Short task: Copy exactly, and only, the lines below from the first through the one containing "import matplotlib.transforms as mtransforms", both included; pictures are omitted.

# Start of Data

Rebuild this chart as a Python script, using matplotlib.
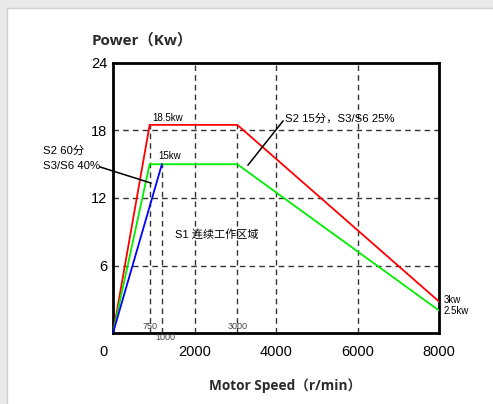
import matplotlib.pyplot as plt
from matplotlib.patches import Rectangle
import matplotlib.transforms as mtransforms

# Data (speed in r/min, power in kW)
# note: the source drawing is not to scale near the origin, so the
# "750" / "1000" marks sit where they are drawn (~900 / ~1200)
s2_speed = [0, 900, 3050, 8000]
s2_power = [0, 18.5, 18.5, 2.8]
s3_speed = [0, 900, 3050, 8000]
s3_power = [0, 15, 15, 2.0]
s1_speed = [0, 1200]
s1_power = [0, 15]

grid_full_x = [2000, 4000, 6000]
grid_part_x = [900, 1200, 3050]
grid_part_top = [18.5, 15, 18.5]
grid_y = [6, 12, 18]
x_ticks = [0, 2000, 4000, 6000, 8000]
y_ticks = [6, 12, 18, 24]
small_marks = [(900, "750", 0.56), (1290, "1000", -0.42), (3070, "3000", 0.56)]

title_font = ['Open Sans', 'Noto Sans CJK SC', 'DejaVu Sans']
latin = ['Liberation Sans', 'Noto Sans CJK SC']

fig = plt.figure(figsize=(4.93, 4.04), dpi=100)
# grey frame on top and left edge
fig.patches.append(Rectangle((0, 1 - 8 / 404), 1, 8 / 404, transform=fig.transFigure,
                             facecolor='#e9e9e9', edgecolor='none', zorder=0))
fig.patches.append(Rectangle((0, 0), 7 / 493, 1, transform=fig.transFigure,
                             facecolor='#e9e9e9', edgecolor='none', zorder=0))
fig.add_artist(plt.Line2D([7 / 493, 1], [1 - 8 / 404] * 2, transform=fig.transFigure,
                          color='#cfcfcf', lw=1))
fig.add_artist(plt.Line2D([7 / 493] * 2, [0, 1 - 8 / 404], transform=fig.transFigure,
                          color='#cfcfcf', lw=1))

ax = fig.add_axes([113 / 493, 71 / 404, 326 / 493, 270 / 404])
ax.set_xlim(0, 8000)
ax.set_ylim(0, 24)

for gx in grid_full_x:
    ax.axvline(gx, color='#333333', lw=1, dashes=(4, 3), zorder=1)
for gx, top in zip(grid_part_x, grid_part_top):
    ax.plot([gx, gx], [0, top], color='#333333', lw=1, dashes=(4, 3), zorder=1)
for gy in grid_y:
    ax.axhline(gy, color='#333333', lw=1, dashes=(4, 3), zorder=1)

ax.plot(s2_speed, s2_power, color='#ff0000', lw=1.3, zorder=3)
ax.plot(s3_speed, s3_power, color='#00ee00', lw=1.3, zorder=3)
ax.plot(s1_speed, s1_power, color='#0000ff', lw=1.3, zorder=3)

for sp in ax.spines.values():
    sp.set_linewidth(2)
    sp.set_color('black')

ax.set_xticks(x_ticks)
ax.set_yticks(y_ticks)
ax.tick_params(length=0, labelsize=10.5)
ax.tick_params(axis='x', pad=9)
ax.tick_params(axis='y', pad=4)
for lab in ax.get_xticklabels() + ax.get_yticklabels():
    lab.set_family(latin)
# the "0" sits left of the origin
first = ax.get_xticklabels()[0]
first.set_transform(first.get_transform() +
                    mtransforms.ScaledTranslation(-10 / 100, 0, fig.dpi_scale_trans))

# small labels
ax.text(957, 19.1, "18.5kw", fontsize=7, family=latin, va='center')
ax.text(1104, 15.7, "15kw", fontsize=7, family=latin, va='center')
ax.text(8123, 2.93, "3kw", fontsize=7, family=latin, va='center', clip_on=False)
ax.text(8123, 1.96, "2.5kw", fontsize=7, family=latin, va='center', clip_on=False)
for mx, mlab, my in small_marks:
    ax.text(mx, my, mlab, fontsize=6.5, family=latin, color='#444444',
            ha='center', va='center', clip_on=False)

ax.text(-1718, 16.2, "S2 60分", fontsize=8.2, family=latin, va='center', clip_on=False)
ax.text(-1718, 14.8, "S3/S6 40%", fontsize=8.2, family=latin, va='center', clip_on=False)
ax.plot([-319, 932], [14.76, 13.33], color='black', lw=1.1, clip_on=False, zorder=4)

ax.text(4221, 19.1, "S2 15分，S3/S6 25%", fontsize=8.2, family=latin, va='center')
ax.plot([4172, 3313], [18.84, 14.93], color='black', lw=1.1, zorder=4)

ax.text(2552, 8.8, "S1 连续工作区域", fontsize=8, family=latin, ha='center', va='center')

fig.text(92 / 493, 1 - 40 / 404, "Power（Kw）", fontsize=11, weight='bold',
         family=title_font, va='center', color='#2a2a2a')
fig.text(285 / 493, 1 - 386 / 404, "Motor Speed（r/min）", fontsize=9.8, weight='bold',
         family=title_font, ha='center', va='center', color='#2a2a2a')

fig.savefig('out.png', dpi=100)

# End of Data

Result below:
Rebuild this chart as a Python script, using matplotlib.
import matplotlib.pyplot as plt
from matplotlib.patches import Rectangle
import matplotlib.transforms as mtransforms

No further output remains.